How do you feel when things are about to go wrong? Let’s say the needle just crept past 90 and the sparks from the front wheels are really starting to grab your attention. Would you just floor it and style out a fiery death?

If so, the new split 7” from The Rizzos and Top Nachos on King Pizza Records would make an excellent soundtrack before the screen goes black. Across four songs they ricochet between ramshackle garage-rock and bug-eyed punk, sending razor-edged melodies hurtling into traffic. It’s a short, sharp, wild ride that feels like it could end in triumph or disaster at any second. We’re stoked to premiere it below, prior to its release on August 4.

The best splits feature bands that can hang together but don’t actually sound like one another, and this is one of them. The Rizzos - a Brooklyn trio comprising guitarist Megan Mancini, drummer Bettina Warshaw and bassist Justin Ferraro - trade in hooky, sun-bleached songs with an edge.

Their first contribution here is "Bless This Mess," a sub-two minute jaunt that twists lyrics about a toxic living environment into a bar brawl topped by a yell-along chorus: “There’s blood inside these walls, the roof’s about to fall,” Mancini sings. “Get out of my house.” As it fades, "90’s Song" rides a walking Ferraro bassline into a chaotic wall of distortion that lands quite literally out of nowhere.

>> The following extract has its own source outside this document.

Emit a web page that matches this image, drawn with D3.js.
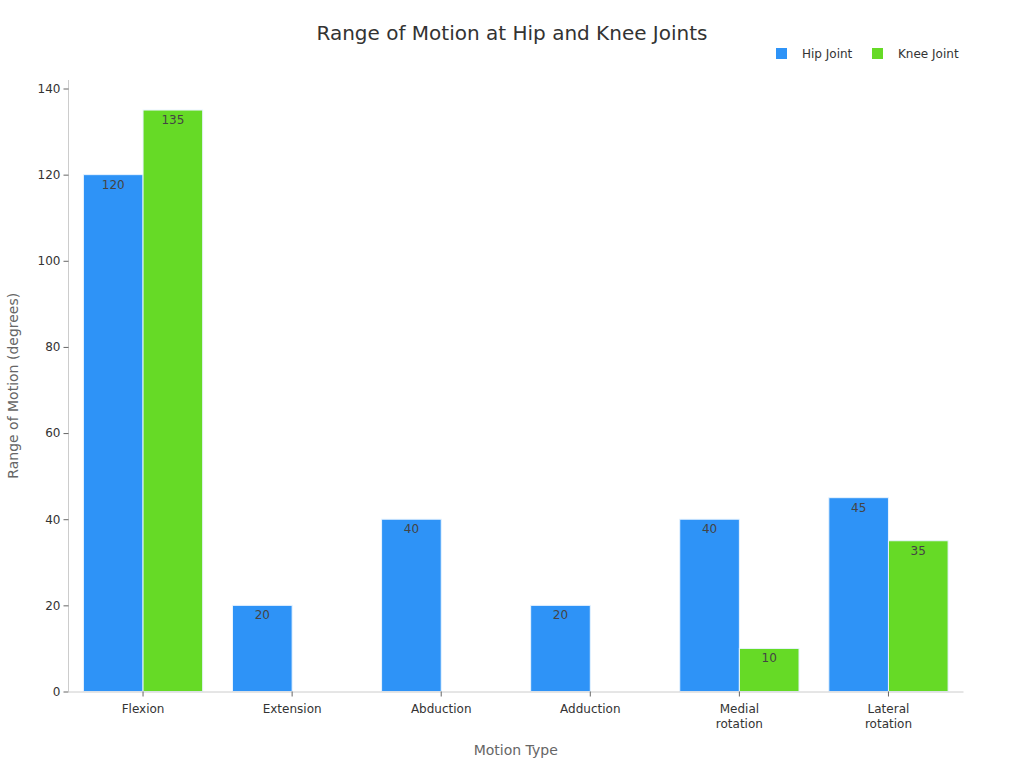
<!DOCTYPE html>
<html>
<head>
<meta charset="utf-8">
<script src="https://cdn.jsdelivr.net/npm/d3@7"></script>
<style>
  body { margin: 0; background: #fff; font-family: "DejaVu Sans", sans-serif; }
</style>
</head>
<body>
<svg id="chart"></svg>
<script>
const categories = ["Flexion", "Extension", "Abduction", "Adduction", "Medial rotation", "Lateral rotation"];
const seriesNames = ["Hip Joint", "Knee Joint"];
const hipValues = [120, 20, 40, 20, 40, 45];
const kneeValues = [135, 0, 0, 0, 10, 35];
const yTicks = [0, 20, 40, 60, 80, 100, 120, 140];
const colors = ["#2e93f7", "#66da26"];

const width = 1024, height = 768;
const margin = { top: 80, right: 61, bottom: 76.5, left: 68.5 };

const svg = d3.select("#chart").attr("width", width).attr("height", height);

const x = d3.scaleBand()
    .domain(categories)
    .range([margin.left, width - margin.right])
    .paddingInner(0.2)
    .paddingOuter(0.1);

const xSub = d3.scaleBand()
    .domain(seriesNames)
    .range([0, x.bandwidth()]);

const y = d3.scaleLinear()
    .domain([0, 140])
    .range([height - margin.bottom, 88.5]);

// title
svg.append("text")
    .attr("x", 512).attr("y", 40)
    .attr("text-anchor", "middle")
    .attr("font-size", 20)
    .attr("fill", "#333")
    .text("Range of Motion at Hip and Knee Joints");

// legend
const legend = svg.append("g");
const legendX = [776, 872];
seriesNames.forEach((name, i) => {
    legend.append("rect")
        .attr("x", legendX[i]).attr("y", 48)
        .attr("width", 11).attr("height", 11)
        .attr("fill", colors[i]);
    legend.append("text")
        .attr("x", legendX[i] + 26).attr("y", 58)
        .attr("font-size", 12)
        .attr("fill", "#333")
        .text(name);
});

// bars
const rows = categories.map((c, i) => ({ cat: c, values: [hipValues[i], kneeValues[i]] }));

const groups = svg.append("g")
    .selectAll("g")
    .data(rows)
    .join("g")
    .attr("transform", d => `translate(${x(d.cat)},0)`);

groups.selectAll("rect")
    .data(d => d.values.map((v, i) => ({ name: seriesNames[i], value: v, i })))
    .join("rect")
    .filter(d => d.value > 0)
    .attr("x", d => xSub(d.name))
    .attr("y", d => y(d.value))
    .attr("width", xSub.bandwidth())
    .attr("height", d => y(0) - y(d.value))
    .attr("fill", d => colors[d.i])
    .attr("stroke", "#e8f4ff")
    .attr("stroke-width", 1);

groups.selectAll("text")
    .data(d => d.values.map((v, i) => ({ name: seriesNames[i], value: v, i })).filter(d => d.value > 0))
    .join("text")
    .attr("x", d => xSub(d.name) + xSub.bandwidth() / 2)
    .attr("y", d => y(d.value) + 14)
    .attr("text-anchor", "middle")
    .attr("font-size", 12)
    .attr("fill", "#444")
    .text(d => d.value);

// y axis
const yAxis = svg.append("g")
    .attr("transform", `translate(${margin.left},0)`)
    .call(d3.axisLeft(y).tickValues(yTicks).tickSize(5).tickPadding(3));
yAxis.select(".domain").attr("stroke", "#ccc");
yAxis.selectAll(".tick line").attr("stroke", "#666");
yAxis.selectAll(".tick text").attr("font-size", 12).attr("fill", "#333").attr("font-family", "DejaVu Sans");
yAxis.select(".domain").attr("d", `M0,${y(0)}V80`);

// x axis
const xAxis = svg.append("g")
    .attr("transform", `translate(0,${y(0)})`)
    .call(d3.axisBottom(x).tickSize(5).tickSizeOuter(0).tickPadding(8));
xAxis.select(".domain").attr("stroke", "#ccc");
xAxis.selectAll(".tick line").attr("stroke", "#666");
xAxis.selectAll(".tick text")
    .attr("font-size", 12).attr("fill", "#333").attr("font-family", "DejaVu Sans")
    .each(function (d) {
        const t = d3.select(this);
        const words = d.split(" ");
        if (words.length > 1) {
            t.text(null);
            words.forEach((w, i) => {
                t.append("tspan").attr("x", 0).attr("dy", i === 0 ? "0.71em" : "1.25em").text(w);
            });
        }
    });

// axis titles
svg.append("text")
    .attr("x", (margin.left + width - margin.right) / 2)
    .attr("y", 755)
    .attr("text-anchor", "middle")
    .attr("font-size", 14)
    .attr("fill", "#666")
    .text("Motion Type");

svg.append("text")
    .attr("transform", `translate(18,${(y(0) + 88) / 2 - 4}) rotate(-90)`)
    .attr("text-anchor", "middle")
    .attr("font-size", 14)
    .attr("fill", "#666")
    .text("Range of Motion (degrees)");
</script>
</body>
</html>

Top Nachos hail from upstate in New Paltz and hit the ground running with the appropriately named "Fast". All in all Eli Frank and Kenny Hauptman spend less than four minutes doing their thing here, but they do leave a mark. "Fast" is a little like Plow United when they decide to grind through the gears, while "Getchu" wraps a (perhaps misguided) tale of devotion in the split’s most outwardly pop clothes. Its stacked vocals are wistful, dewy-eyed and great fun. Then it’s all woah-ohs on the way to oblivion.